God always desires the happiness of his people and so he invites them to a banquet where they will enjoy the best meals and where he will wipe away the tears from every face (cf. Isaiah 25:6-10). He is a God so concerned about your welfare that he prepares a table for you in the sight of your foes (Psalm 23:5).
Christians must not be dead serious always in order to be taken seriously, but Christians are called to be cheerful and joyful people. They are not to make the world a dull and boring space but they are to light up the world with joy and laughter.
Jesus narrates a parable of King who was preparing a wedding feast for his son and who sends invitations to special guests. The special guests treated the invitation with contempt and levity. They did not only ignore the invitation but treated the servants of the king shamefully and killed the innocent messengers. The king was unhappy with the behaviour of the invited guests and he took justice to them for the crime of murder. He punished the murderers and burnt their city. He declared the cruel invited guests as unworthy of the feasts. Eventually, he threw an open invitation to everyone on the street – to occupy the position of the absent special invitees.
This parable of the wedding goes to show that God invites everyone to a feast, but not everyone responds. Those who refuse to respond positively to God’s open invitation are those who are too busy with their business; they are preoccupied by their business deals and transactions and have little or no time for community activities. These are people who have misplaced their scale of priority by placing their material need far over and above their spiritual needs.
Even though the wedding feast was an open invitation, there was only one requirement – everyone is to come with the prescribed dress code. We notice the anger of the king in the parable when he went into the banquet, he noticed that one of the guests did not comply with the requirement for dressing and immediately, the guest was thrown out. The dress code reminds us of the symbolic white garment given at baptism, which is the outward sign of Christian dignity. The wedding garment has a deeper meaning than a physical garment. The garment is that which identifies a true member – character, attitude, kindness, love, goodness and mercy, etc.
The parable of the wedding banquet shows the lighter side of God who invites his people to feast from his abundance.
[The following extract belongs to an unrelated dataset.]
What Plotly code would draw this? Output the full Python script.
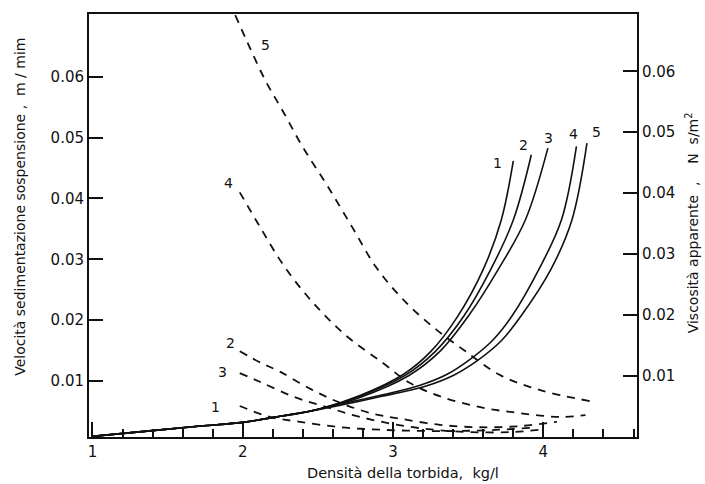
import plotly.graph_objects as go

# ---- data ----
# solid curves: apparent viscosity, N s/m^2 (right axis)
vis_x1 = [1.0, 1.38, 1.72, 2.0, 2.25, 2.51, 2.78, 3.07, 3.25, 3.43, 3.60, 3.72, 3.80]
vis_y1 = [0.0001, 0.0010, 0.0018, 0.0024, 0.0034, 0.0046, 0.0068, 0.0103, 0.0140, 0.0198, 0.0275, 0.0356, 0.0453]
vis_x2 = [1.0, 1.38, 1.72, 2.0, 2.25, 2.51, 2.78, 3.08, 3.28, 3.47, 3.65, 3.80, 3.92]
vis_y2 = [0.0001, 0.0010, 0.0018, 0.0024, 0.0034, 0.0046, 0.0067, 0.0101, 0.0140, 0.0198, 0.0275, 0.0356, 0.0463]
vis_x3 = [1.0, 1.38, 1.72, 2.0, 2.25, 2.51, 2.78, 3.10, 3.31, 3.50, 3.70, 3.88, 4.03]
vis_y3 = [0.0001, 0.0010, 0.0018, 0.0024, 0.0034, 0.0046, 0.0065, 0.0100, 0.0140, 0.0198, 0.0275, 0.0356, 0.0474]
vis_x4 = [1.0, 1.38, 1.72, 2.0, 2.25, 2.38, 2.65, 2.91, 3.18, 3.36, 3.51, 3.66, 3.79, 3.97, 4.12, 4.22]
vis_y4 = [0.0001, 0.0010, 0.0018, 0.0024, 0.0034, 0.0039, 0.0054, 0.0068, 0.0085, 0.0103, 0.0127, 0.0158, 0.0198, 0.0275, 0.0356, 0.0477]
vis_x5 = [1.0, 1.38, 1.72, 2.0, 2.25, 2.38, 2.65, 2.91, 3.21, 3.40, 3.57, 3.72, 3.85, 4.05, 4.19, 4.29]
vis_y5 = [0.0001, 0.0010, 0.0018, 0.0024, 0.0034, 0.0039, 0.0052, 0.0066, 0.0083, 0.0101, 0.0127, 0.0158, 0.0198, 0.0275, 0.0356, 0.0482]

# dashed curves: settling velocity, m/min (left axis)
vel_x1 = [1.98, 2.18, 2.38, 2.65, 2.91, 3.18, 3.45, 3.71, 3.91]
vel_y1 = [0.0059, 0.0041, 0.0033, 0.0024, 0.0020, 0.0018, 0.0018, 0.0020, 0.0023]
vel_x2 = [1.98, 2.12, 2.25, 2.45, 2.65, 2.87, 3.05, 3.31, 3.58, 3.85, 4.09]
vel_y2 = [0.0149, 0.0130, 0.0115, 0.0087, 0.0064, 0.0046, 0.0038, 0.0028, 0.0024, 0.0026, 0.0033]
vel_x3 = [1.98, 2.12, 2.34, 2.56, 2.78, 3.03, 3.27, 3.51, 3.78, 3.98]
vel_y3 = [0.0113, 0.0098, 0.0074, 0.0057, 0.0041, 0.0028, 0.0020, 0.0016, 0.0016, 0.0020]
vel_x4 = [1.98, 2.12, 2.28, 2.47, 2.69, 2.93, 3.11, 3.31, 3.58, 3.85, 4.11, 4.28]
vel_y4 = [0.0410, 0.0351, 0.0287, 0.0228, 0.0174, 0.0130, 0.0097, 0.0075, 0.0057, 0.0047, 0.0041, 0.0044]
vel_x5 = [1.95, 2.03, 2.15, 2.27, 2.40, 2.56, 2.73, 2.89, 3.09, 3.29, 3.47, 3.71, 3.98, 4.31]
vel_y5 = [0.0701, 0.0657, 0.0594, 0.0542, 0.0484, 0.0422, 0.0352, 0.0286, 0.0228, 0.0184, 0.0151, 0.0110, 0.0085, 0.0067]

curve_names = ["1", "2", "3", "4", "5"]
x_ticks = [1, 2, 3, 4]
y_ticks = [0.01, 0.02, 0.03, 0.04, 0.05, 0.06]
y_ticktext = ["0.01", "0.02", "0.03", "0.04", "0.05", "0.06"]

NB = "\u00a0"
x_title = "Densità della torbida," + NB * 2 + "kg/l"
yl_title = "Velocità sedimentazione sospensione" + NB + "," + NB * 2 + "m" + NB + "/" + NB + "mim"
yr_title = "Viscosità apparente" + NB * 2 + "," + NB * 4 + "N" + NB * 2 + "s/m<sup>2</sup>"

FONT = "DejaVu Sans"
INK = "#111111"

fig = go.Figure()

vis = [(vis_x1, vis_y1), (vis_x2, vis_y2), (vis_x3, vis_y3), (vis_x4, vis_y4), (vis_x5, vis_y5)]
vel = [(vel_x1, vel_y1), (vel_x2, vel_y2), (vel_x3, vel_y3), (vel_x4, vel_y4), (vel_x5, vel_y5)]

for name, (xs, ys) in zip(curve_names, vel):
    fig.add_trace(go.Scatter(x=xs, y=ys, mode="lines", name="v" + name,
                             line=dict(color=INK, width=1.8, dash="8px,7px", shape="spline", smoothing=1.0),
                             yaxis="y", showlegend=False, hoverinfo="skip"))
for name, (xs, ys) in zip(curve_names, vis):
    fig.add_trace(go.Scatter(x=xs, y=ys, mode="lines", name="m" + name,
                             line=dict(color=INK, width=1.6, shape="spline", smoothing=1.0),
                             yaxis="y2", showlegend=False, hoverinfo="skip"))

# curve labels
lab_dashed = [(1.816, 0.0057), (1.916, 0.0162), (1.862, 0.0115), (1.904, 0.0425), (2.150, 0.0652)]
lab_solid = [(3.692, 0.0458), (3.865, 0.0488), (4.032, 0.0499), (4.198, 0.0506), (4.351, 0.0509)]
for name, (x, y) in zip(curve_names, lab_dashed):
    fig.add_annotation(x=x, y=y, xref="x", yref="y", text=name, showarrow=False,
                       font=dict(family=FONT, size=14, color=INK))
for name, (x, y) in zip(curve_names, lab_solid):
    fig.add_annotation(x=x, y=y, xref="x", yref="y", text=name, showarrow=False,
                       font=dict(family=FONT, size=14, color=INK))

# axis titles
fig.add_annotation(x=0.573, y=-0.0851, xref="paper", yref="paper", text=x_title, showarrow=False,
                   xanchor="center", yanchor="middle",
                   font=dict(family=FONT, size=14.5, color=INK))
fig.add_annotation(x=-0.126, y=0.544, xref="paper", yref="paper", text=yl_title, showarrow=False,
                   xanchor="center", yanchor="middle",
                   textangle=-90, font=dict(family=FONT, size=14, color=INK))
fig.add_annotation(x=1.101, y=0.506, xref="paper", yref="paper", text=yr_title, showarrow=False,
                   xanchor="center", yanchor="middle",
                   textangle=-90, font=dict(family=FONT, size=14, color=INK))

fig.update_layout(
    width=705, height=484,
    margin=dict(l=89, r=68, t=14, b=47),
    paper_bgcolor="white", plot_bgcolor="white",
    font=dict(family=FONT, size=15, color=INK),
    xaxis=dict(range=[0.977, 4.623], tickvals=x_ticks, ticks="inside", ticklen=15, tickwidth=1.5,
               tickcolor=INK, showline=True, linewidth=2, linecolor=INK, mirror=True,
               showgrid=False, zeroline=False, tickfont=dict(size=15),
               minor=dict(dtick=0.2, tick0=1, ticks="inside", ticklen=8, tickwidth=1.5, tickcolor=INK, showgrid=False)),
    yaxis=dict(range=[0.0008, 0.0703], tickvals=y_ticks, ticktext=y_ticktext, ticks="inside", ticklen=14,
               tickwidth=1.5, tickcolor=INK, showline=True, linewidth=2, linecolor=INK,
               showgrid=False, zeroline=False, tickfont=dict(size=15)),
    yaxis2=dict(range=[0.0, 0.0694], tickvals=y_ticks, ticktext=y_ticktext, ticks="inside", ticklen=14,
                tickwidth=1.5, tickcolor=INK, showline=True, linewidth=2, linecolor=INK,
                overlaying="y", side="right", showgrid=False, zeroline=False, tickfont=dict(size=15)),
)

fig.write_html("out.html")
The Holy Eucharist (Mass) is also banquet where many are invited to the table of the Lord to partake. Our happiness depends on our response to this free, open and generous invitation. Life is a celebration and it is about celebrating the goodness and providence of God. He says, “Behold, I stand at the door and knock. If anyone hears My voice and opens the door, I will come in to him and dine with him, and he with Me” (Revelation 3:20). Join always in this banquet, but never forget to put on the right garment!
28th Sunday of the Year A; Isaiah 25:6-10a; Philippians 10:12-14, 19-20; Matthew 22:1-14.